The moves that genuinely help with voice
None of these require a separate voice strategy. They are good SEO and good writing, pointed at the way people actually phrase spoken questions.
- Answer real questions directly. Use the natural, full-sentence questions people ask as headings, and answer each one cleanly right underneath. A frequently-asked-questions section that mirrors how customers actually talk does double duty here.
- Write the way people speak. Conversational, clear sentences match spoken queries better than dense, jargon-packed copy, and they read better for everyone anyway.
- Nail your local SEO. So much of voice is local that a complete, accurate Google Business Profile is one of the highest-leverage things a local business can do for voice and for everything else.

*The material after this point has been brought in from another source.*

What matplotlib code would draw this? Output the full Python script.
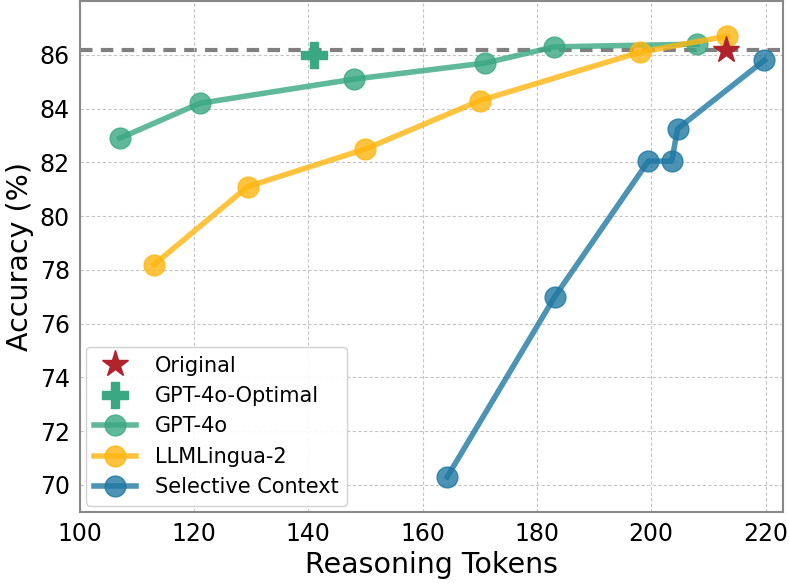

- Keep the page fast and mobile-friendly. Most voice searches happen on a phone, and a slow page loses the moment whether the search was typed or spoken.
There is no separate voice SEO. There is good SEO, written in the language people actually use when they talk, and structured so a machine can lift a clean answer.
The local angle is the real opportunity
For a local business, voice is less a threat than a gift, because so many spoken searches are someone nearby looking to act now. "Find a plumber open right now" is a buyer, not a browser. The work that wins these is the same work that wins the map results: a complete Business Profile, accurate hours and location, recent reviews, and a fast site that loads on a phone in a parking lot.
Pew Research's ongoing data on mobile adoption is a useful reminder that the device in everyone's pocket is the center of gravity here. Voice rides on mobile, mobile rides on local intent, and the local fundamentals you should already be doing are most of the answer.
What to ignore
A lot of voice search advice is overblown, so it helps to know what not to chase. You do not need a separate "voice version" of your site. You do not need to obsess over ranking for spoken queries as a distinct metric, because most assistants draw from the same results you are already trying to rank in. And you should be wary of anyone selling a dedicated voice search package as if it were a different discipline.
The honest framing is that voice nudged the importance of a few things you should have been doing anyway: answering questions directly, writing naturally, and getting local right. It did not invent a new rulebook.
The honest reality check
Voice search is a genuine shift in how some people search, not a revolution that obsoletes everything you know. You cannot force an assistant to read your answer aloud any more than you can force a featured snippet, and anyone guaranteeing you the spoken result is selling certainty nobody can deliver. What you can do is earn the conditions that make it likely: clear answers, natural language, strong local signals, and a fast page.
That work, structuring content so it earns direct answers and tightening the local and technical foundation underneath, is part of the SEO and content work we do at Mining Wells. But it is squarely within reach on your own. Answer the real questions in the words your customers use, get your local house in order, and you have done most of what voice search actually rewards.